We seem to have seen off the Bad Bank idea. Instead, as the papers reveal, we will end up with an “insurance scheme”. it will be very difficult to get it right. Either the taxpayer is going to be made to pay huge losses in due course, or the banks will be weakened further by high premiums.
My thoughts on the risks for taxpayers are in the Mail on Sunday this morning.
John Redwood has been the Member of Parliament for Wokingham since 1987. First attending Kent College, Canterbury, he graduated from Magdalen College, and has a DPhil from All Souls, Oxford. A businessman by background, he has been a director of NM Rothschild merchant bank and chairman of a quoted industrial PLC.

5 Comments
And who will supervise the banks to prevent the banks taking the profits and the taxpayer taking the losses ?

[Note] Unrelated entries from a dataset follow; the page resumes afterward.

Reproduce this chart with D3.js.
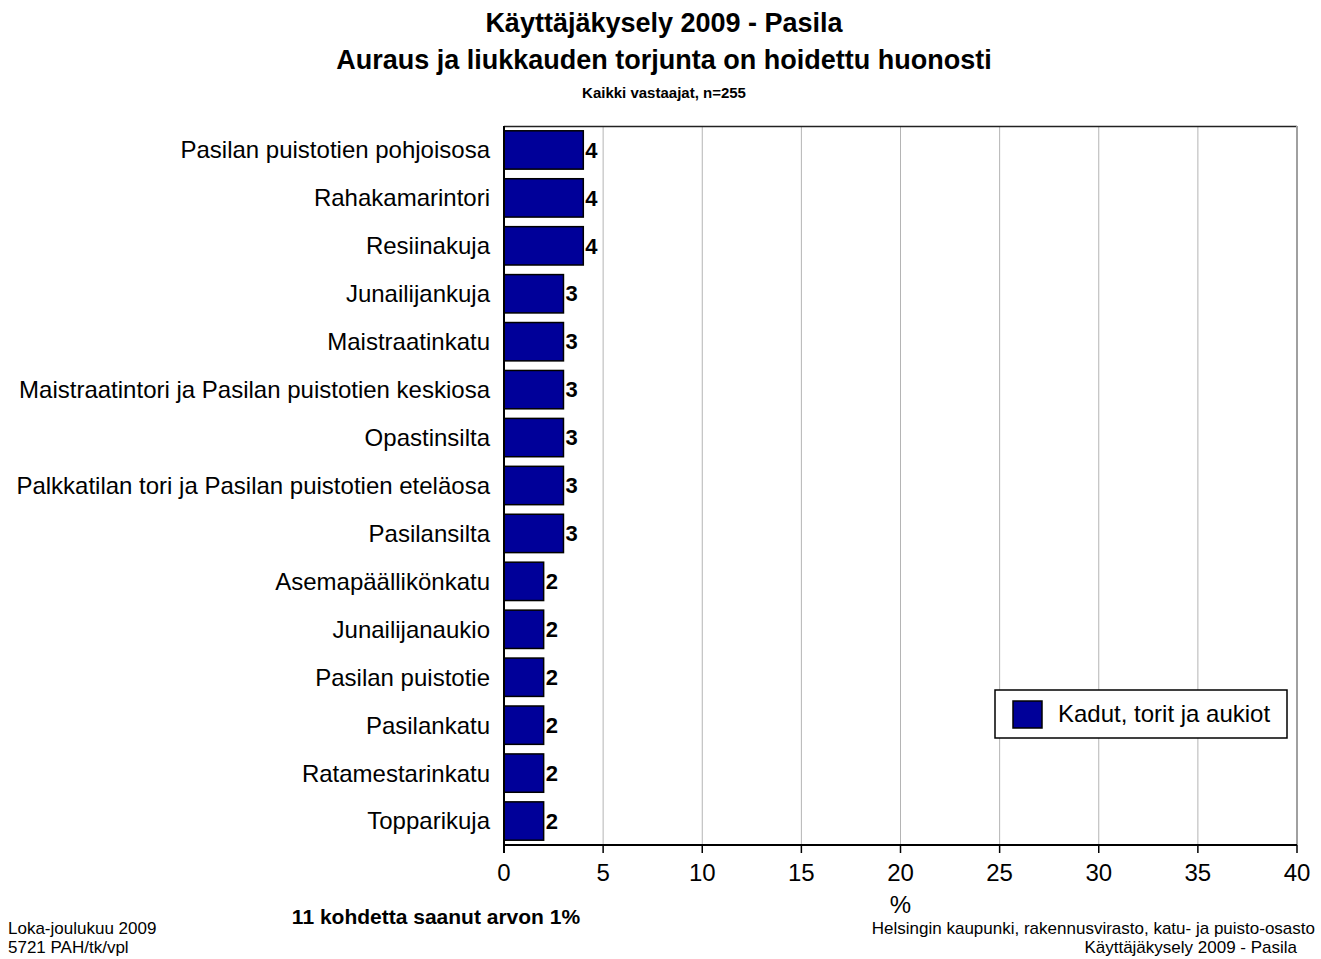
<!DOCTYPE html>
<meta charset='utf-8'>
<style>
    body { margin: 0; background: #fff; }
    text { font-family: 'Liberation Sans', Arial, sans-serif; }
</style>
<body>
    <script src='https://d3js.org/d3.v7.min.js'></script>
    <script>
        var width = 1321,
            height = 959;

        // data
        var categories = ['Pasilan puistotien pohjoisosa', 'Rahakamarintori', 'Resiinakuja',
            'Junailijankuja', 'Maistraatinkatu', 'Maistraatintori ja Pasilan puistotien keskiosa',
            'Opastinsilta', 'Palkkatilan tori ja Pasilan puistotien eteläosa', 'Pasilansilta',
            'Asemapäällikönkatu', 'Junailijanaukio', 'Pasilan puistotie', 'Pasilankatu',
            'Ratamestarinkatu', 'Topparikuja'];
        var values = [4, 4, 4, 3, 3, 3, 3, 3, 3, 2, 2, 2, 2, 2, 2];
        var ticks = [0, 5, 10, 15, 20, 25, 30, 35, 40];
        var seriesName = 'Kadut, torit ja aukiot';

        var margin = {left: 504, right: 24, top: 126, bottom: 114};
        var plotW = width - margin.left - margin.right,
            plotH = height - margin.top - margin.bottom;

        var svg = d3.select('body').append('svg')
            .attr('width', width)
            .attr('height', height);

        var x = d3.scaleLinear().domain([0, 40]).range([0, plotW]);
        var y = d3.scaleBand().domain(categories).range([0, plotH]).paddingInner(0.2).paddingOuter(0.1);

        var g = svg.append('g').attr('transform', 'translate(' + margin.left + ',' + margin.top + ')');

        // gridlines
        g.selectAll('.grid').data(ticks.slice(1, -1)).enter().append('line')
            .attr('x1', x).attr('x2', x)
            .attr('y1', 0).attr('y2', plotH)
            .attr('stroke', '#b4b4b4').attr('stroke-width', 1);

        // frame top and right
        g.append('line').attr('x1', 0).attr('x2', plotW).attr('y1', 0.5).attr('y2', 0.5)
            .attr('stroke', '#222').attr('stroke-width', 1.5);
        g.append('line').attr('x1', plotW).attr('x2', plotW).attr('y1', 0).attr('y2', plotH)
            .attr('stroke', '#a0a0a0').attr('stroke-width', 2);

        // bars
        g.selectAll('rect.bar').data(values).enter().append('rect')
            .attr('class', 'bar')
            .attr('x', 0)
            .attr('y', function(d, i) { return y(categories[i]); })
            .attr('width', function(d) { return x(d); })
            .attr('height', y.bandwidth())
            .attr('fill', '#000099')
            .attr('stroke', '#000').attr('stroke-width', 1.5);

        // value labels
        g.selectAll('text.val').data(values).enter().append('text')
            .attr('x', function(d) { return x(d) + 2; })
            .attr('y', function(d, i) { return y(categories[i]) + y.bandwidth() / 2; })
            .attr('dy', '0.35em')
            .style('font-size', '22px').style('font-weight', 'bold')
            .text(function(d) { return d; });

        // category labels
        g.selectAll('text.cat').data(categories).enter().append('text')
            .attr('x', -14)
            .attr('y', function(d) { return y(d) + y.bandwidth() / 2; })
            .attr('dy', '0.35em')
            .attr('text-anchor', 'end')
            .style('font-size', '24px')
            .text(function(d) { return d; });

        // axes lines
        g.append('line').attr('x1', 0).attr('x2', 0).attr('y1', 0).attr('y2', plotH + 8)
            .attr('stroke', '#000').attr('stroke-width', 2);
        g.append('line').attr('x1', 0).attr('x2', plotW).attr('y1', plotH).attr('y2', plotH)
            .attr('stroke', '#000').attr('stroke-width', 2);
        g.selectAll('.tick').data(ticks).enter().append('line')
            .attr('x1', x).attr('x2', x).attr('y1', plotH).attr('y2', plotH + 8)
            .attr('stroke', '#000').attr('stroke-width', 1.5);
        g.selectAll('.tlab').data(ticks).enter().append('text')
            .attr('x', x).attr('y', plotH + 36)
            .attr('text-anchor', 'middle')
            .style('font-size', '24px')
            .text(function(d) { return d; });
        g.append('text').attr('x', x(20)).attr('y', plotH + 68)
            .attr('text-anchor', 'middle').style('font-size', '24px').text('%');

        // legend
        var lg = svg.append('g').attr('transform', 'translate(995,690)');
        lg.append('rect').attr('width', 292).attr('height', 48)
            .attr('fill', '#fff').attr('stroke', '#000').attr('stroke-width', 1.5);
        lg.append('rect').attr('x', 18).attr('y', 11).attr('width', 29).attr('height', 27)
            .attr('fill', '#000099').attr('stroke', '#000').attr('stroke-width', 1.5);
        lg.append('text').attr('x', 63).attr('y', 24).attr('dy', '0.35em')
            .style('font-size', '24px').text(seriesName);

        // titles
        svg.append('text').attr('x', 664).attr('y', 32).attr('text-anchor', 'middle')
            .style('font-size', '27px').style('font-weight', 'bold').text('Käyttäjäkysely 2009 - Pasila');
        svg.append('text').attr('x', 664).attr('y', 69).attr('text-anchor', 'middle')
            .style('font-size', '27px').style('font-weight', 'bold').text('Auraus ja liukkauden torjunta on hoidettu huonosti');
        svg.append('text').attr('x', 664).attr('y', 98).attr('text-anchor', 'middle')
            .style('font-size', '15px').style('font-weight', 'bold').text('Kaikki vastaajat, n=255');

        // footer
        svg.append('text').attr('x', 436).attr('y', 924).attr('text-anchor', 'middle')
            .style('font-size', '21px').style('font-weight', 'bold').text('11 kohdetta saanut arvon 1%');
        svg.append('text').attr('x', 8).attr('y', 934).style('font-size', '17px').text('Loka-joulukuu 2009');
        svg.append('text').attr('x', 8).attr('y', 953).style('font-size', '17px').text('5721 PAH/tk/vpl');
        svg.append('text').attr('x', 1315).attr('y', 934).attr('text-anchor', 'end')
            .style('font-size', '17px').text('Helsingin kaupunki, rakennusvirasto, katu- ja puisto-osasto');
        svg.append('text').attr('x', 1297).attr('y', 953).attr('text-anchor', 'end')
            .style('font-size', '17px').text('Käyttäjäkysely 2009 - Pasila');
    </script>
</body>
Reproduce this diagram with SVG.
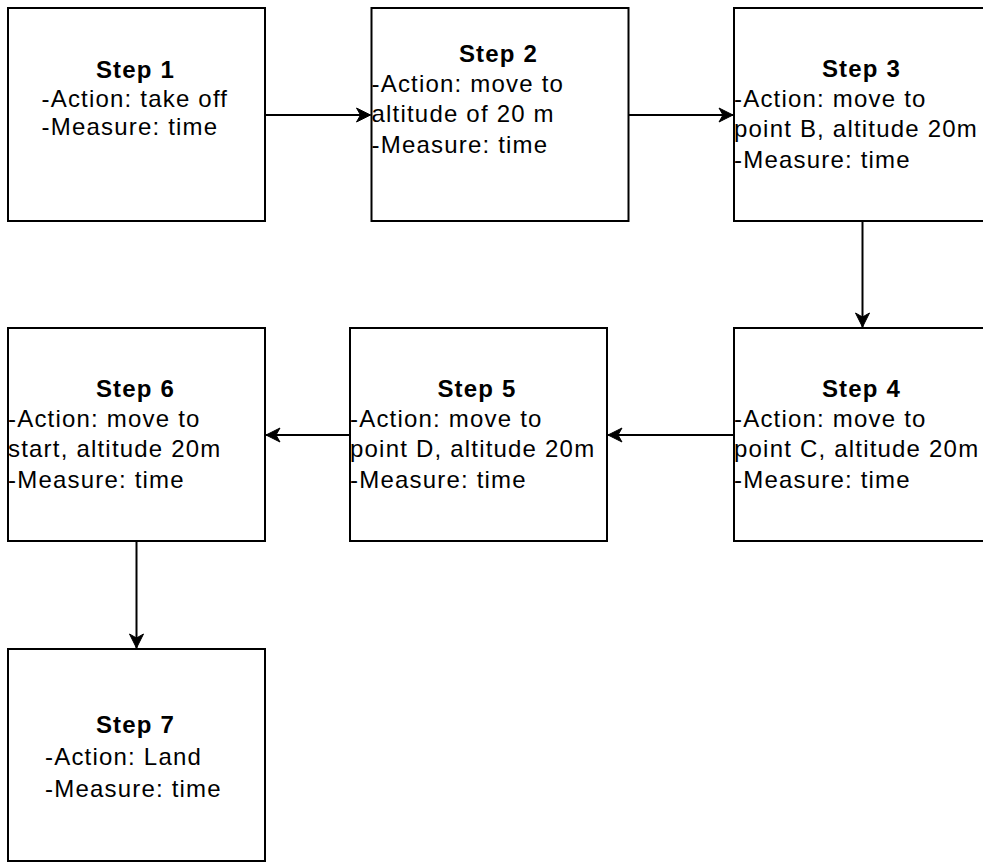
<svg xmlns="http://www.w3.org/2000/svg" width="983" height="862" viewBox="0 0 983 862">
  <style>
    .box { fill: #fff; stroke: #000; stroke-width: 2; }
    .edge { fill: none; stroke: #000; stroke-width: 2; }
    text { font-family: "Liberation Sans", Arial, Helvetica, sans-serif; font-size: 24px; letter-spacing: 1.2px; fill: #000; }
    .title { font-weight: bold; text-anchor: middle; }
  </style>
  <defs>
    <marker id="arrow" viewBox="-15 -8 16 16" refX="0" refY="0" markerWidth="16" markerHeight="16" markerUnits="userSpaceOnUse" orient="auto">
      <path d="M0,0 L-14,-7 L-10,0 L-14,7 Z" fill="#000" stroke="#000" stroke-width="1"/>
    </marker>
  </defs>
  <rect width="983" height="862" fill="#fff"/>

  <!-- connectors -->
  <g id="connectors">
    <path class="edge" d="M265,115 L370.5,115" marker-end="url(#arrow)"/>
    <path class="edge" d="M628.5,115 L733,115" marker-end="url(#arrow)"/>
    <path class="edge" d="M862.5,221 L862.5,327" marker-end="url(#arrow)"/>
    <path class="edge" d="M734,435 L608,435" marker-end="url(#arrow)"/>
    <path class="edge" d="M350,435 L266,435" marker-end="url(#arrow)"/>
    <path class="edge" d="M136.5,541 L136.5,648" marker-end="url(#arrow)"/>
  </g>

  <!-- step 1 -->
  <g id="step1">
    <rect class="box" x="8" y="8" width="257" height="213"/>
    <text class="title" x="135.5" y="77.5">Step 1</text>
    <text x="41.5" y="106.5">-Action: take off</text>
    <text x="41.5" y="135">-Measure: time</text>
  </g>

  <!-- step 2 -->
  <g id="step2">
    <rect class="box" x="371.5" y="8" width="257" height="213"/>
    <text class="title" x="498.5" y="61.7">Step 2</text>
    <text x="371.5" y="91.7">-Action: move to</text>
    <text x="371.5" y="122.3">altitude of 20 m</text>
    <text x="371.5" y="153.3">-Measure: time</text>
  </g>

  <!-- step 3 -->
  <g id="step3">
    <rect class="box" x="734" y="8" width="257" height="213"/>
    <text class="title" x="861.5" y="76.7">Step 3</text>
    <text x="734" y="106.7">-Action: move to</text>
    <text x="734" y="137.3">point B, altitude 20m</text>
    <text x="734" y="168.3">-Measure: time</text>
  </g>

  <!-- step 4 -->
  <g id="step4">
    <rect class="box" x="734" y="328" width="257" height="213"/>
    <text class="title" x="861.5" y="396.7">Step 4</text>
    <text x="734" y="426.7">-Action: move to</text>
    <text x="734" y="457.3">point C, altitude 20m</text>
    <text x="734" y="488.3">-Measure: time</text>
  </g>

  <!-- step 5 -->
  <g id="step5">
    <rect class="box" x="350" y="328" width="257" height="213"/>
    <text class="title" x="477" y="396.7">Step 5</text>
    <text x="350" y="426.7">-Action: move to</text>
    <text x="350" y="457.3">point D, altitude 20m</text>
    <text x="350" y="488.3">-Measure: time</text>
  </g>

  <!-- step 6 -->
  <g id="step6">
    <rect class="box" x="8" y="328" width="257" height="213"/>
    <text class="title" x="135.5" y="396.7">Step 6</text>
    <text x="8" y="426.7">-Action: move to</text>
    <text x="8" y="457.3">start, altitude 20m</text>
    <text x="8" y="488.3">-Measure: time</text>
  </g>

  <!-- step 7 -->
  <g id="step7">
    <rect class="box" x="8" y="649" width="257" height="212"/>
    <text class="title" x="135.5" y="733.3">Step 7</text>
    <text x="45" y="765">-Action: Land</text>
    <text x="45" y="796.5">-Measure: time</text>
  </g>
</svg>
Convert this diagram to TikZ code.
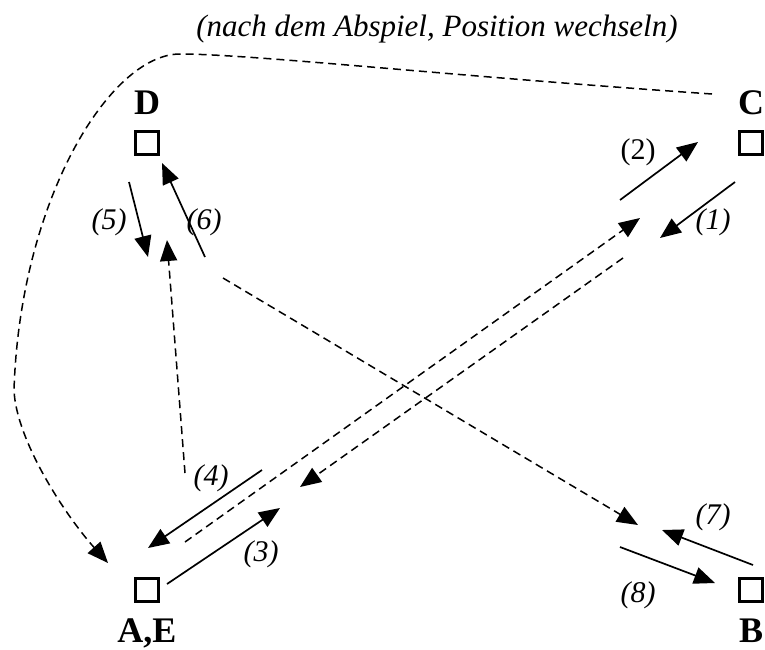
\documentclass[tikz,border=0pt]{standalone}
\usepackage{fontspec}
\setmainfont{Liberation Serif}
\usetikzlibrary{arrows.meta, positioning}
\tikzset{
    >={Triangle[length=21pt, width=17pt]},
    pos_square/.style={
        rectangle,
        draw=black,
        line width=3.2pt,
        minimum size=23.5pt,
        inner sep=0pt
    },
    pos_name/.style={
        font=\fontsize{36}{40}\selectfont\bfseries,
        inner sep=3pt
    },
    step_label/.style={
        font=\fontsize{30}{34}\selectfont\itshape,
        inner sep=0pt
    },
    title_text/.style={
        font=\fontsize{31}{36}\selectfont\itshape,
        inner sep=0pt
    },
    run_arrow/.style={
        ->,
        line width=1.7pt
    },
    pass_arrow/.style={
        ->,
        line width=1.5pt,
        dash pattern=on 8pt off 5pt
    }
}

\begin{document}
\begin{tikzpicture}[x=1pt, y=-1pt]
\useasboundingbox (0,0) rectangle (765,649);

% --- Title ---
\node[title_text, anchor=base] (title) at (437,36) {(nach dem Abspiel, Position wechseln)};

% --- Positions ---
\node[pos_square] (pD) at (147,143) {};
\node[pos_square] (pC) at (751,143) {};
\node[pos_square] (pAE) at (147,590) {};
\node[pos_square] (pB) at (751,590) {};
\node[pos_name, above=11.5pt of pD] (nD) {D};
\node[pos_name, above=11.5pt of pC] (nC) {C};
\node[pos_name, below=12pt of pAE] (nAE) {A,E};
\node[pos_name, below=12pt of pB] (nB) {B};

% --- Arrow ends ---
\coordinate (s1a) at (735,182);  \coordinate (s1b) at (660,238);
\coordinate (s2a) at (620,200);  \coordinate (s2b) at (698,142);
\coordinate (s3a) at (167,584);  \coordinate (s3b) at (280,508);
\coordinate (s4a) at (262,470);  \coordinate (s4b) at (148,548);
\coordinate (s5a) at (129,182);  \coordinate (s5b) at (148,257);
\coordinate (s6a) at (205,257);  \coordinate (s6b) at (162,163);
\coordinate (s7a) at (753,565);  \coordinate (s7b) at (662,530);
\coordinate (s8a) at (620,547);  \coordinate (s8b) at (715,583);
\coordinate (pAC) at (185,542);  \coordinate (pCA) at (640,218);
\coordinate (rCA) at (623,258);  \coordinate (rAC) at (300,487);
\coordinate (pUp) at (185,473);  \coordinate (pDn) at (167,240);
\coordinate (pDB) at (223,278);  \coordinate (pBD) at (638,525);
\coordinate (cTop) at (712,94);  \coordinate (cPeak) at (180,54);
\coordinate (cLeft) at (14,390); \coordinate (cEnd) at (108,563);

% --- Runs ---
\draw[run_arrow] (s1a) -- (s1b);
\draw[run_arrow] (s2a) -- (s2b);
\draw[run_arrow] (s3a) -- (s3b);
\draw[run_arrow] (s4a) -- (s4b);
\draw[run_arrow] (s5a) -- (s5b);
\draw[run_arrow] (s6a) -- (s6b);
\draw[run_arrow] (s7a) -- (s7b);
\draw[run_arrow] (s8a) -- (s8b);

% --- Passes ---
\draw[pass_arrow] (pAC) -- (pCA);
\draw[pass_arrow] (rCA) -- (rAC);
\draw[pass_arrow] (pUp) -- (pDn);
\draw[pass_arrow] (pDB) -- (pBD);
\draw[pass_arrow] (cTop) .. controls (450,76) and (250,54) .. (cPeak)
    .. controls (110,54) and (20,200) .. (cLeft)
    .. controls (16,440) and (65,515) .. (cEnd);

% --- Labels ---
\node[step_label] (l1) at (713,222) {(1)};
\node[step_label, font=\fontsize{30}{34}\selectfont\upshape] (l2) at (638,152) {(2)};
\node[step_label] (l3) at (261,554) {(3)};
\node[step_label] (l4) at (211,478) {(4)};
\node[step_label] (l5) at (109,222) {(5)};
\node[step_label] (l6) at (204,222) {(6)};
\node[step_label] (l7) at (713,517) {(7)};
\node[step_label] (l8) at (638,595) {(8)};

\end{tikzpicture}
\end{document}
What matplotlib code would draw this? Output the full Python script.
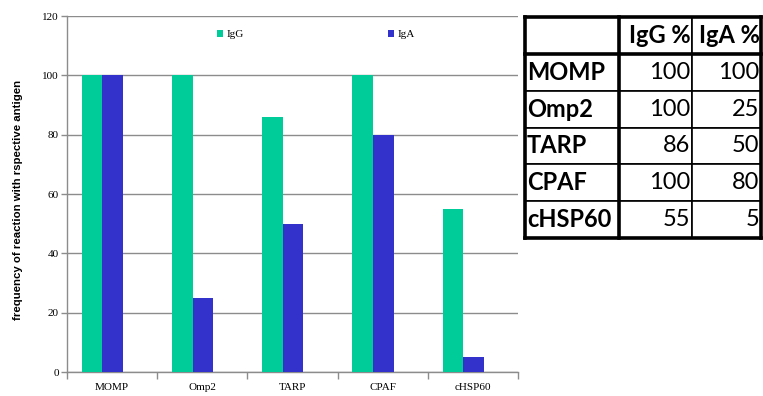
import matplotlib

matplotlib.use("Agg")
import numpy as np
from matplotlib import pyplot as plt

# Data
antigens = ["MOMP", "Omp2", "TARP", "CPAF", "cHSP60"]
igg = [100, 100, 86, 100, 55]
iga = [100, 25, 50, 80, 5]
series_names = ["IgG", "IgA"]
table_header = ["", "IgG %", "IgA %"]

GREEN = "#00CC99"
BLUE = "#3333CC"
GRID = "#8c8c8c"
SERIF = "Liberation Serif"

fig = plt.figure(figsize=(7.63, 3.96), dpi=100)

# Bar chart
ax = fig.add_axes([67 / 763, 24 / 396, 451 / 763, 356 / 396])
x = np.arange(len(antigens))
bar_w = 0.228
ax.bar(x + 0.165, igg, width=bar_w, align="edge", color=GREEN, label=series_names[0], zorder=3)
ax.bar(x + 0.165 + bar_w, iga, width=bar_w, align="edge", color=BLUE, label=series_names[1], zorder=3)

ax.set_xlim(0, len(antigens))
ax.set_ylim(0, 120)
ax.set_yticks(np.arange(0, 121, 20))
ax.yaxis.grid(True, color=GRID, linewidth=1.0, zorder=0)

# category boundaries as major ticks, names centred as minor ticks
ax.set_xticks(np.arange(len(antigens) + 1))
ax.set_xticklabels([])
ax.set_xticks(x + 0.5, minor=True)
ax.set_xticklabels(antigens, minor=True, fontfamily=SERIF, fontsize=8)
ax.tick_params(axis="x", which="major", length=5, color=GRID, width=1)
ax.tick_params(axis="x", which="minor", length=0, pad=8)
ax.tick_params(axis="y", length=4, color=GRID, width=1, pad=2, labelsize=8)
for lbl in ax.get_yticklabels():
    lbl.set_fontfamily(SERIF)

for side in ["top", "right"]:
    ax.spines[side].set_visible(False)
for side in ["left", "bottom"]:
    ax.spines[side].set_color(GRID)
    ax.spines[side].set_linewidth(1.0)

ax.set_ylabel("frequency of reaction with rspective antigen", fontsize=8.2, fontweight="bold",
              fontfamily="Liberation Sans", va="center")
ax.yaxis.set_label_coords(-0.108, 0.484)

ax.legend(loc="upper left", bbox_to_anchor=(0.322, 0.974), ncol=2, frameon=False,
          prop={"family": SERIF, "size": 8}, handlelength=0.6, handleheight=0.6,
          handletextpad=0.25, columnspacing=13.0, borderaxespad=0)

# Table
tax = fig.add_axes([525 / 763, 158 / 396, 236 / 763, 221 / 396])
tax.set_axis_off()
cells = [table_header] + [[a, str(g), str(b)] for a, g, b in zip(antigens, igg, iga)]
col_w = np.array([94, 73, 69]) / 236
table = tax.table(cellText=cells, colWidths=col_w, bbox=[0, 0, 1, 1], cellLoc="right")
table.auto_set_font_size(False)
for (r, c), cell in table.get_celld().items():
    cell.set_linewidth(1.2)
    cell.set_edgecolor("black")
    txt = cell.get_text()
    txt.set_fontfamily("Lato")
    txt.set_fontsize(17)
    if r == 0 or c == 0:
        txt.set_fontweight("bold")
    if c == 0:
        cell._loc = "left"
        txt.set_horizontalalignment("left")
    cell.PAD = 0.02

# thick lines: outer border, header underline, first column divider
for y in [0, 1, 5 / 6]:
    tax.axhline(y, color="black", linewidth=2.6, zorder=5, clip_on=False)
for xv in [0, 1, col_w[0]]:
    tax.axvline(xv, color="black", linewidth=2.6, zorder=5, clip_on=False)

fig.savefig("out.png", dpi=100)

The tax payers will be footing the brown bill for a very long time.
Doesn’t look like their will be much left of ole blightey by the time the conservatives get the chance to start the rebuild once again.
The article in the Mail puts this very clearly. We are in danger of doing an Iceland: small country, huge international banks going bust.
We are on the tipping point now of losing everything. As you rightly remark, and I hope I have understood this, in another post, there is actually no need to panic (except that we ought to be unloading large chunks of RBS’ Empire fast).
Mr Brown has been spinning the figures with “off balance sheet” for so long now that it must have become a habit. I notice, for instance, that most Labour people quote the vast numbers of people who pass A levels as if it were something to be proud of. The knife crime figures are another example of “off balance’ accounting. Not reporting the Trading figures is the latest example.
The danger for politicians – especially ones as arrogant and so surrounded by toadies as Mr Brown – is that they come to believe in their own spin.
Then they do something really silly.
Stalin, for example, refused to believe that Russia was being invaded in 1941 for several days, even when his generals were reporting the attack.
We shall see what Mr Brown does in the next few days, perhaps. (Unless that is off balance too).
It is my understanding that an insurance scheme works because the premiums paid by non-claimants cover the payouts. Assuming the banks know which loans (etc) are bad will they not just ‘insure’ those, making it likely that nigh on all loans insured will go bad and require an enormous pay out by the taxpayer? It doesn’t sound like insurance to me, more like a fig-leaf to hide the real losses on the banks’ books which would have been exposed if they were to be purchased by a ‘bad bank’.
The devious part of me wonders if this scheme creates an opportunity for UK banks to buy up bad debt from other banks at a healthy discount, ‘insure’ it and pocket the difference in the between the insurance pay out and the amount paid for it… Moral hazard anyone?